The question of the day seems not to be whether the Bears will make it to this season’s league final, but rather which team will have the stones to actually make a game of it for them. Surprisingly, in Sunday’s triple-header closer, the Wolves looked like the team who just might be able to do it.
With both benches on the short side after the holiday season, expectations for an exciting game throughout all sixty minutes of play were low to say the least. Both teams took the ice with seven skaters a piece and the word around the rink was that weary legs would succumb to make the second and third a snoozer. To the hearty pleasure of the few die-hards who actually stuck it out to watch the last game of the night, this was very, very far from the case. Both teams hit the ice with gusto and kept the pace on high octane throughout.
The Wolves threw down the gauntlet at 8: 50 in the first on a goal by John Deng. Credit goes to Peter Chang and Joe Henley for their work in setting up Deng on what seemed to give the Wolves a good lift to carry them through an otherwise scoreless first twenty minutes of play. The Wolves were rewarded with a power play when Bears forward, Jason Roy, was sent off for tripping late in the period, but the Bears stepped up the defense to get the penalty kill with ease.
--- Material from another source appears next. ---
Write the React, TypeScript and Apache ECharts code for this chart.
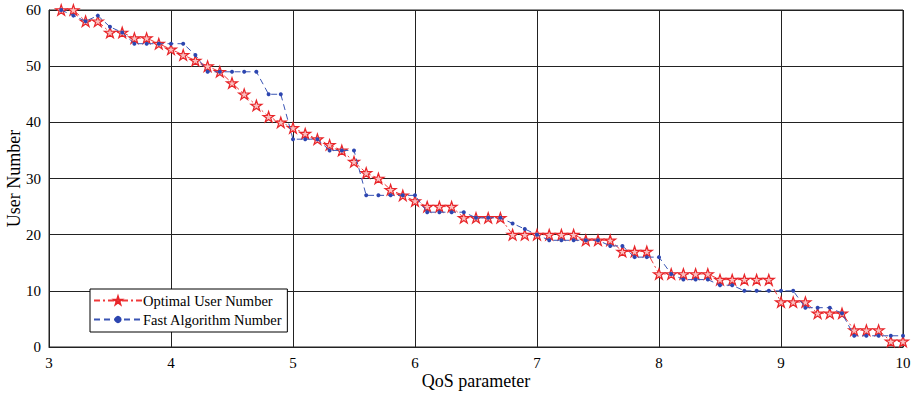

Things really broke loose in the second as Bears defenseman and last year’s league MVP, Steve Clark, momentarily put aside his fond thoughts of Philippine sunshine and finely mown fairways to pot a short-handed goal in what would be one of three on the night. The Bears, having got caught up in a shift change, sent Duncan Cameron to the box to serve a bench minor for too many men on the ice. Cameron, excited at the idea of having finally popped his PIM cherry, was sadly disappointed to when scorekeeper Tommy Sullivan expressed his reservations about whether bench minors actually count towards an individual player’s PIM totals. Chin-up, Duncan; we’re sure you’ll find your way to the box on your own steam someday!
The Bears’ woes were further addled when Jason Roy took his second three-minute minor of the night on a call for contact deep in the Wolves’ neck of the woods. What looked like a golden opportunity of the Wolves, with a two-man advantage, pretty much went unoticed. What it did see was Cameron come out shortly there after and take advantage of a Wolves minor by Peter Chang to make the score 2 -1 in favor of the blue and whites. Cameron deftly got his stick on a pass by teammate Dave Hann just long enough to put the puck past the sprawling Wolves’ tender. Play looked to be going their way, as Hann again dished off, this time to Steve Clark, for another Bears’ tally just a few minutes later. Clark took the feed from Hann and squeezed a backhander top cheese over sprawling Wolves’ goaltender, Andrew Lunman, thinking he might do best to challenge the forward with a poke check.
Down by two, but by no means out, Wolves top pick, John Long, sounded the rally cry for the pack, digging hard and eventually dishing off to Roger “the Finisher” Needham to put the Wolves back in the game. Needham’s presence would not go unoticed in this stanza, as he racked up 3 minutes for a neutral-zone trip on the Bears’ Hann.
Though the power play was scoreless, the Bears’ did find a bit of insurance on Steve Clark’s third of the night with an almost identical backhander over a yet again sprawling Lunman from close in to find the top of the net. Lunman’s exasperation with Clark could be heard all over the rink, as he clearly had the angle on Clark, but the forward managed to burry high from very close in.
A last effort by Wolves’ center Roger Needham, on passes from John Long and John Deng, barely a minute later looked to set the tone for what may be a Wolves’ come back. They did their best to put the pressure on the tiring Bears for the remaining four minutes of the game, but could not get the puck deep enough to get a serious shot on net. When the buzzer sounded, it was the Bears who took this one for yet another “W” and continued claim to top spot in the league.
The Shannon Three Stars:
Steve “the Mad Hatter” Clark (3 goals)
Roger “the Finisher” Needham (2 goals)
Dave “Such a Fine Boy” Campbell
(for staying out of the box with his Mom and Dad in the crowd!)